Lucie : C’est assez subtil parce que Silas traverse essentiellement des étendues naturelles et non des villes, qui auraient permis des rencontres peut-être plus parlantes sur le contexte historique. Mais tout de même, cette histoire de fantômes évoque immédiatement le passé sanglant de la conquête américaine et l’extermination des natifs amérindiens. Et puis nous avons les recherches techniques du père autour de la photographie, les références littéraires… Cela participe à un contexte riche sans qu’il n’ait besoin d’être trop appuyé, il me semble.

Linda : Oui, les faits historiques ou les avancées scientifiques sont intégrés au roman comme autant d’éléments qui viennent donner de l’épaisseur à l’univers que construit l’auteure et à ses personnages. Ainsi la capacité de Silas à communiquer avec les fantômes permet de donner une voix aux victimes des combats : massacre des Indiens, conquête de l’Ouest, esclavagismes… 

Isabelle : J’ai vraiment apprécié la manière dont ce contexte assez passionnant puisque les États-Unis sont au bord de la révolution industrielle et de la guerre de Sécession, est restitué de manière très fluide sans prendre le dessus sur l’intrigue. L’enthousiasme de Silas et de son père pour les sciences, dont tu parlais Lucie, est vraiment quelque chose que j’associe à cette époque (je sais que vous avez lu Calpurnia qui joue quelques décennies plus tard).

Lucie : Outre Mittenwool, un autre personnage a une place prépondérante bien que ce soit le grand absent de l’histoire : Pa, le père de Silas. Qu’avez-vous pensé de sa personnalité et de ses rapports avec son fils ?

Linda : Martin est un homme décrit comme très intelligent, curieux et désireux d’améliorer le quotidien de tout un chacun… Il a d’ailleurs inventé des bottes avec des talons spéciaux qui lui valent un succès commercial important. Mais c’est sa relation à Silas, la façon dont il choisit de l’éduquer, loin des bancs de l’école, loin des gens « bornés et sans imagination » qui m’a fascinée mais également interrogée. Comme tu le disais Isabelle, ils partagent une passion pour les sciences mais il y a aussi la passion pour la littérature, les grands classiques, notamment autour de la mythologie, qui nourrissent l’imagination de Silas, mais en même lui donnent une vision erronée de la réalité. Il s’en rend compte peu à peu. Il s’aperçoit que son père l’a vraiment protégé mais que, malgré toutes les connaissances qu’il lui a apportées, il ne l’a pas préparé à vivre dans la réalité du monde dans lequel ils évoluent.

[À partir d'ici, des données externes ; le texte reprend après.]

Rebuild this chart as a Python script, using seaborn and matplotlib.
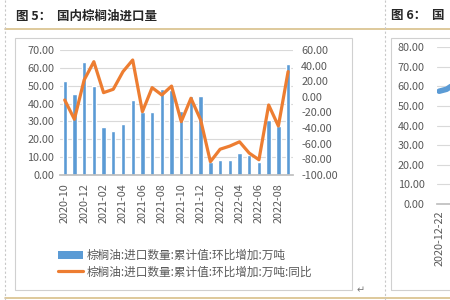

Isabelle : Je te rejoins, Martin est un personnage vraiment fascinant et attachant, avec plein de facettes un peu surprenantes, cette intelligence alliée à un tempérament à la fois aimant et très déterminé… Pour moi, il restera comme l’une des plus belles figures de pères que nous avons rencontrées lors de nos lectures. Et en même temps, il a une part de mystère qui m’a taraudée sans cesse, je n’arrivais pas complètement à le cerner et cela a irrémédiablement piqué ma curiosité et alimenté mes spéculations avec mon fils. Et toi, Lucie, comment l’as-tu perçu ?

Lucie : Comme vous j’ai été très touchée par cet amour qui le lie à son fils, sa confiance en son intelligence et sa bienveillance. L’épisode de la lentille destinée à photographier la lune m’a beaucoup marquée, il est très parlant. Et dans le même temps, il a tellement voulu protéger son fils qu’il l’a nourri intellectuellement sans lui donner toutes les clés pour affronter un quotidien sans lui. Comme vous le disiez, la question de son identité reste en suspens jusqu’au bout : est-il ou non ce faussaire de génie que les bandits sont venus chercher ?

Linda : Oui, l’auteure a réussi à nous maintenir tout du long dans le secret de ce personnage. On s’interroge alors que Silas n’ose même pas penser à ce que son père pourrait lui avoir caché, à la vie qu’il pourrait avoir eu avant… C’est assez fascinant !


Eh bien, c’est un de mes livres préférés, rétorquai-je. Fénelon l’a écrit pour le roi de France, quand le roi était enfant. Pour lui, la guerre n’est juste que si elle est menée pour apporter la paix. Mais notre gouvernement ne se bat pas pour la paix. Il se bat pour des territoires.


Isabelle : Tu parlais aussi des lectures qu’ils ont partagées, Linda, c’est quelque chose que j’ai trouvé très joli. L’autrice s’est vraiment demandé ce qu’un tel duo aurait pu lire comme textes à cette époque ! On y trouve les mythes grecs et arthuriens, ou les écrits de Fénelon qui sont un texte assez fondateur de la littérature jeunesse. Chouette d’imaginer que des familles ont pu partager comme nous des lectures du soir il y a 150 ans.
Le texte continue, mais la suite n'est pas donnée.